BIDS-collaborative / destress

Helping @peparedes with text analysis of livejournal data
ISC License
7 stars 2 forks source link

Trying to plot some mood IDs on a 2-D coordinate system #39

Open DanielTakeshi opened 9 years ago

DanielTakeshi commented 9 years ago

Since other people have written preliminary results on the issues tracker, I will do the same for now.

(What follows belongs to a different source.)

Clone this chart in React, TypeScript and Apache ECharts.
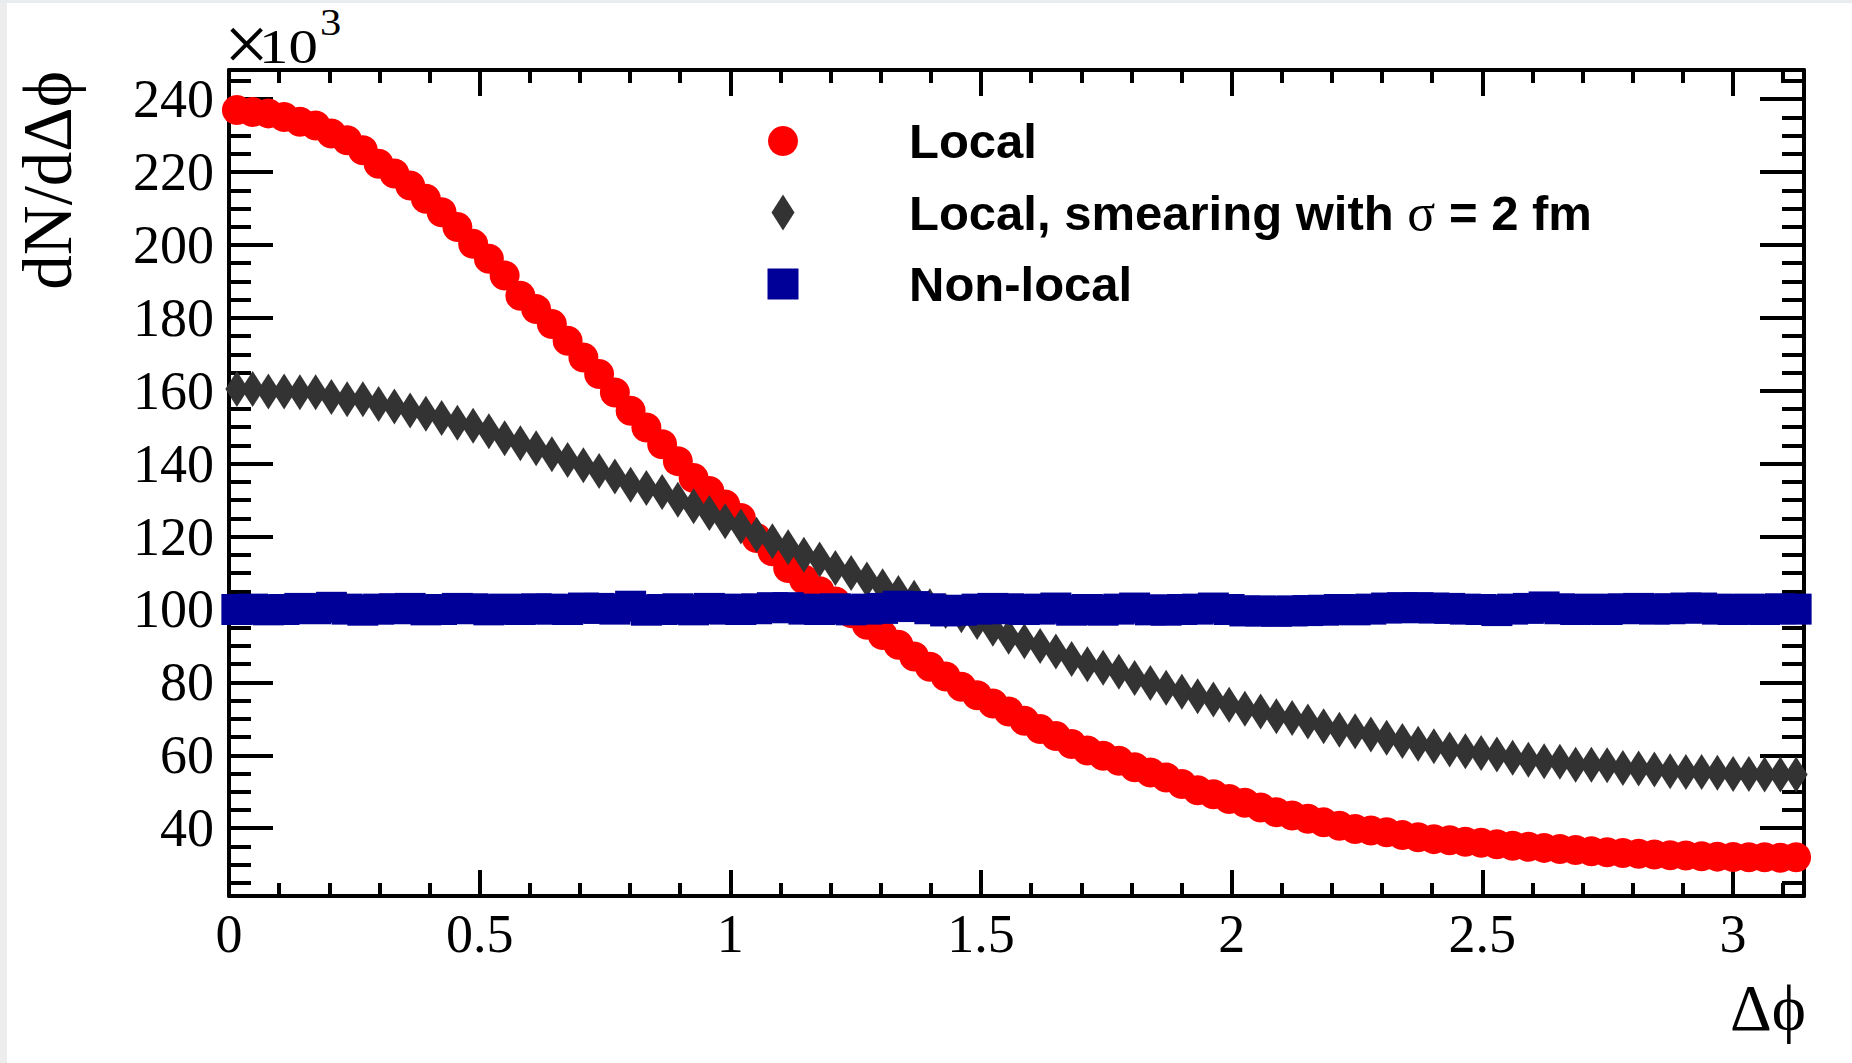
import React, { useEffect, useRef } from "react";
import * as echarts from "echarts";

// ---- data (100 bins in delta-phi from 0 to pi), values in units of 10^3 ----
const N_BINS = 100;
const X_MAX = Math.PI;

const localValues = [
  237.0, 236.5, 236.1, 235.1, 233.8, 232.8, 230.6, 228.7, 226.0, 222.3,
  219.6, 216.3, 212.7, 209.0, 204.9, 200.3, 196.2, 191.6, 186.1, 182.4,
  178.3, 173.7, 169.1, 164.6, 159.5, 154.5, 149.9, 145.3, 140.7, 136.1,
  132.5, 128.8, 125.1, 119.6, 116.0, 111.4, 108.2, 105.0, 102.2, 99.0,
  95.8, 93.0, 90.3, 87.1, 84.3, 81.6, 78.8, 76.5, 74.2, 72.0,
  69.5, 67.2, 65.3, 63.1, 61.3, 59.9, 58.5, 56.7, 55.3, 53.9,
  52.1, 50.4, 49.3, 48.0, 47.0, 45.7, 44.4, 43.5, 42.6, 41.6,
  40.7, 39.8, 39.4, 38.9, 38.1, 37.5, 37.0, 36.7, 36.3, 36.0,
  35.6, 35.2, 34.9, 34.6, 34.3, 34.0, 33.7, 33.4, 33.2, 33.0,
  32.8, 32.6, 32.5, 32.3, 32.2, 32.1, 32.0, 32.0, 31.9, 32.0,
];

const smearedValues = [
  160.5, 160.5, 159.8, 159.8, 159.6, 159.6, 158.3, 157.7, 157.7, 156.4,
  155.7, 154.6, 153.7, 152.5, 151.2, 150.4, 148.9, 147.0, 145.6, 144.2,
  142.6, 141.0, 139.6, 138.0, 136.5, 134.2, 133.3, 132.2, 130.1, 128.3,
  126.5, 124.2, 122.8, 120.5, 118.7, 117.1, 115.0, 113.7, 111.4, 110.0,
  108.2, 106.4, 104.5, 103.2, 100.9, 99.6, 98.4, 96.6, 94.7, 92.5,
  91.3, 90.0, 88.5, 86.4, 85.0, 84.0, 82.9, 81.2, 79.8, 78.5,
  77.4, 76.2, 75.3, 73.9, 72.8, 72.0, 70.7, 70.2, 69.3, 68.0,
  67.0, 66.6, 65.7, 64.8, 63.9, 63.2, 62.5, 61.6, 61.1, 60.6,
  60.2, 59.3, 58.8, 58.4, 58.2, 57.4, 57.4, 57.3, 56.5, 56.4,
  56.1, 55.6, 55.4, 55.4, 55.2, 54.9, 54.9, 54.7, 54.7, 54.7,
];

const nonLocalValues = [
  100.0, 100.1, 99.9, 100.0, 100.3, 100.2, 100.6, 100.1, 99.8, 100.1,
  100.2, 100.3, 99.9, 100.0, 100.3, 100.2, 99.9, 100.1, 100.0, 100.2,
  100.1, 100.0, 100.4, 100.3, 100.1, 100.9, 99.8, 100.0, 100.2, 99.9,
  100.3, 100.1, 100.0, 100.2, 100.5, 100.5, 100.1, 100.0, 100.2, 99.9,
  100.1, 100.3, 100.9, 100.8, 100.2, 99.6, 99.8, 100.1, 100.3, 100.2,
  100.0, 100.1, 100.4, 99.8, 100.0, 99.8, 100.1, 100.4, 99.9, 99.8,
  100.0, 100.1, 100.4, 100.0, 99.6, 99.6, 99.5, 99.6, 99.7, 99.8,
  100.0, 99.9, 100.1, 100.4, 100.5, 100.5, 100.4, 100.3, 100.1, 100.0,
  99.7, 100.1, 100.3, 100.7, 100.2, 100.0, 100.1, 100.0, 100.2, 100.3,
  100.1, 100.2, 100.4, 100.4, 100.1, 100.0, 100.1, 100.0, 100.2, 100.1,
];

const seriesNames = ["Local", "Local, smearing with σ = 2 fm", "Non-local"];

const xMajorTicks = [0, 0.5, 1, 1.5, 2, 2.5, 3];
const xMinorTicks = [
  0.1, 0.2, 0.3, 0.4, 0.6, 0.7, 0.8, 0.9, 1.1, 1.2, 1.3, 1.4, 1.6, 1.7, 1.8,
  1.9, 2.1, 2.2, 2.3, 2.4, 2.6, 2.7, 2.8, 2.9, 3.1,
];
const yMajorTicks = [40, 60, 80, 100, 120, 140, 160, 180, 200, 220, 240];
const yMinorTicks = [
  25, 30, 35, 45, 50, 55, 65, 70, 75, 85, 90, 95, 105, 110, 115, 125, 130, 135,
  145, 150, 155, 165, 170, 175, 185, 190, 195, 205, 210, 215, 225, 230, 235, 245,
];
const Y_MIN = 21.4;
const Y_MAX = 248;

const binCenters = localValues.map((_, i) => ((i + 0.5) * X_MAX) / N_BINS);

const SERIF = "Liberation Serif";
const SANS = "Liberation Sans";

function makeXAxis(position: string, ticks: number[], len: number, showLine: boolean, showLabels: boolean) {
  return {
    type: "value",
    position,
    min: 0,
    max: X_MAX,
    axisLine: { show: showLine, onZero: false, lineStyle: { color: "#000", width: 4 } },
    axisTick: { show: true, inside: true, length: len, customValues: ticks, lineStyle: { color: "#000", width: 4 } },
    axisLabel: showLabels
      ? {
          show: true,
          customValues: ticks,
          margin: 11,
          color: "#000",
          fontFamily: SERIF,
          fontSize: 54,
          formatter: (v: number) => String(v),
        }
      : { show: false },
    splitLine: { show: false },
  };
}

function makeYAxis(position: string, ticks: number[], len: number, showLine: boolean, showLabels: boolean) {
  return {
    type: "value",
    position,
    min: Y_MIN,
    max: Y_MAX,
    axisLine: { show: showLine, onZero: false, lineStyle: { color: "#000", width: 4 } },
    axisTick: { show: true, inside: true, length: len, customValues: ticks, lineStyle: { color: "#000", width: 4 } },
    axisLabel: showLabels
      ? {
          show: true,
          customValues: ticks,
          margin: 15,
          color: "#000",
          fontFamily: SERIF,
          fontSize: 54,
          formatter: (v: number) => String(v),
        }
      : { show: false },
    splitLine: { show: false },
  };
}

export default function App() {
  const ref = useRef<HTMLDivElement>(null);

  useEffect(() => {
    if (!ref.current) return;
    const chart = echarts.init(ref.current, undefined, { renderer: "svg" });

    const legendX = 783;
    const textX = 909;
    const rows = [141, 212.5, 284];
    const legendFont = 49;

    chart.setOption({
      animation: false,
      backgroundColor: "#ffffff",
      grid: { left: 229, right: 48, top: 70, bottom: 167, containLabel: false },
      xAxis: [
        makeXAxis("bottom", xMajorTicks, 26, true, true),
        makeXAxis("bottom", xMinorTicks, 13, false, false),
        makeXAxis("top", xMajorTicks, 26, true, false),
        makeXAxis("top", xMinorTicks, 13, false, false),
      ],
      yAxis: [
        makeYAxis("left", yMajorTicks, 44, true, true),
        makeYAxis("left", yMinorTicks, 22, false, false),
        makeYAxis("right", yMajorTicks, 44, true, false),
        makeYAxis("right", yMinorTicks, 22, false, false),
      ],
      series: [
        {
          name: seriesNames[0],
          type: "scatter",
          clip: false,
          symbol: "circle",
          symbolSize: 30,
          itemStyle: { color: "#ff0000", opacity: 1 },
          data: localValues.map((v, i) => [binCenters[i], v]),
          z: 2,
        },
        {
          name: seriesNames[1],
          type: "scatter",
          clip: false,
          symbol: "diamond",
          symbolSize: [23, 36],
          itemStyle: { color: "#333333", opacity: 1 },
          data: smearedValues.map((v, i) => [binCenters[i], v]),
          z: 3,
        },
        {
          name: seriesNames[2],
          type: "scatter",
          clip: false,
          symbol: "rect",
          symbolSize: 31,
          itemStyle: { color: "#000099", opacity: 1 },
          data: nonLocalValues.map((v, i) => [binCenters[i], v]),
          z: 4,
        },
      ],
      graphic: [
        { type: "rect", shape: { x: 0, y: 0, width: 7, height: 1063 }, style: { fill: "#ededed" }, z: 0 },
        { type: "rect", shape: { x: 0, y: 0, width: 1852, height: 3 }, style: { fill: "#e9ecef" }, z: 0 },
        {
          type: "text",
          x: 224,
          y: 44,
          style: { text: "×", fontFamily: SERIF, fontSize: 80, fill: "#000", align: "left", textAlign: "left", verticalAlign: "middle", textVerticalAlign: "middle" },
        },
        {
          type: "text",
          x: 259,
          y: 47,
          scaleX: 1.2,
          style: { text: "10", fontFamily: SERIF, fontSize: 49, fill: "#000", align: "left", textAlign: "left", verticalAlign: "middle", textVerticalAlign: "middle" },
        },
        {
          type: "text",
          x: 320,
          y: 22,
          scaleX: 1.15,
          style: { text: "3", fontFamily: SERIF, fontSize: 37, fill: "#000", align: "left", textAlign: "left", verticalAlign: "middle", textVerticalAlign: "middle" },
        },
        {
          type: "text",
          x: 48,
          y: 71,
          rotation: Math.PI / 2,
          style: { text: "dN/dΔϕ", fontFamily: SERIF, fontSize: 69, fill: "#000", align: "right", textAlign: "right", verticalAlign: "middle", textVerticalAlign: "middle" },
        },
        {
          type: "text",
          x: 1806,
          y: 1008,
          style: { text: "Δϕ", fontFamily: SERIF, fontSize: 65, fill: "#000", align: "right", textAlign: "right", verticalAlign: "middle", textVerticalAlign: "middle" },
        },
        { type: "circle", shape: { cx: legendX, cy: rows[0], r: 15 }, style: { fill: "#ff0000" } },
        {
          type: "polygon",
          shape: { points: [[legendX, rows[1] - 18], [legendX + 11.5, rows[1]], [legendX, rows[1] + 18], [legendX - 11.5, rows[1]]] },
          style: { fill: "#333333" },
        },
        { type: "rect", shape: { x: legendX - 15.5, y: rows[2] - 15.5, width: 31, height: 31 }, style: { fill: "#000099" } },
        {
          type: "text",
          x: textX,
          y: rows[0],
          style: { text: seriesNames[0], fontFamily: SANS, fontWeight: "bold", fontSize: legendFont, fill: "#000", align: "left", textAlign: "left", verticalAlign: "middle", textVerticalAlign: "middle" },
        },
        {
          type: "text",
          x: textX,
          y: rows[1],
          style: {
            text: "Local, smearing with {s|σ} = 2 fm",
            fontFamily: SANS,
            fontWeight: "bold",
            fontSize: legendFont,
            fill: "#000",
            align: "left",
            textAlign: "left",
            verticalAlign: "middle",
            textVerticalAlign: "middle",
            rich: { s: { fontFamily: SERIF, fontWeight: "normal", fontSize: 52, fill: "#000" } },
          },
        },
        {
          type: "text",
          x: textX,
          y: rows[2],
          style: { text: seriesNames[2], fontFamily: SANS, fontWeight: "bold", fontSize: legendFont, fill: "#000", align: "left", textAlign: "left", verticalAlign: "middle", textVerticalAlign: "middle" },
        },
      ],
    });

    return () => chart.dispose();
  }, []);

  return (
    <div
      ref={ref}
      style={{ position: "fixed", left: 0, top: 0, width: "1852px", height: "1063px", background: "#fff" }}
    />
  );
}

Following some discussion with @peparedes I've been trying to plot the 132 mood IDs on a 2-D coordinate system so that we can analyze where certain moods fall on an axis system. I did a quick test with the following data: a 132 x 780471 matrix where each column corresponds to a user (who many have multiple documents) and the values are the number of times a mood ID has been attached to one of that user's articles. So if element (i,j) is 3, that means user j wrote three posts that had mood i. Am I correct about this data, @coryschillaci ? Most of the values are zero, but this does not necessarily indicate sparsity because a 0 means a mood was absent, not that it is missing. This distinction is important.

Nevertheless, even if the data were truly sparse in the normal sense, BIDMach's SFA kept giving me NaNs when I ran it on this data, so I tried BIDMach's Non-Negative Matrix Factorization, with a dimension of two. What this means is that for each of the 132 variables (i.e., rows), NMF will find two 132-dimensional vectors, and approximate each of the 132 original variables to be a linear combination of the two vectors we found. This means each variable can be expressed in a 2-D coordinate system, where the coordinates are their coefficients in the linear combination. The weakness (in my opinion) of NMF is that we don't want to constrain our coefficients to be non-negative.

The following image shows a graph that I created from the NMF output. Unfortunately, it's not very informative since there are too many points clustered near the origin and I'm not sure why "amused" is so far up. The axes are not labeled because matrix factorization and factor analysis techniques have axes ambiguity; one can interchange the rows of the sources. Test image I did a 3-D plot, which means NMF with dimension 3, but again, a lot of points were clustered near the origin.

I then tried to do two things that probably have stronger theoretical backings than the above technique. Rather than apply NMF and reduce the data dimensionality from 132 to 2, I instead reduced the data from 132 dimensions to six, then I applied ICA to find the six independent sources. (This follows from what @peparedes suggested about there being six major categories of emotions.) Once I had the six sources, I then tried to find the two most powerful sources. There are several ways to do this, but I decided to find the one that resulted in the largest contribution to the original data, by testing out the sum of squares of the mixing matrix * source matrix when the source matrix only has one row corresponding to that component.

This is described in the bottom of page 165 of this 1998 paper, which deals with ICA in an fMRI application.

Then the top two components/sources form an axes. They are two vectors in 780,471-dimensional space. I then computed the coefficients for the 132 original moods, which consists of two levels of linear combinations. Finally, I plotted the results.

Using NMF, I obtained the following plot: test I also tried using LDA, and got this plot: test The advantage of LDA is that we have positive and negative components in the original mixing matrix (but ICA can introduce negative elements in the mixing matrix anyway).

I am not happy with any of the three plots, and I suspect that the data we have might need to be a little better. There are too many points clustered near the middle, and maybe some outlier points are influencing the results? I'm not sure how to interpret it. Does anyone have thoughts?

I will push the BIDMach script I used to generate the data to this repository. I will double check to make sure the pipeline is working (update it should be OK).

Also, @peparedes can you send me a link to the papers we talked about, the ones that had to do with the six major categories of emotions?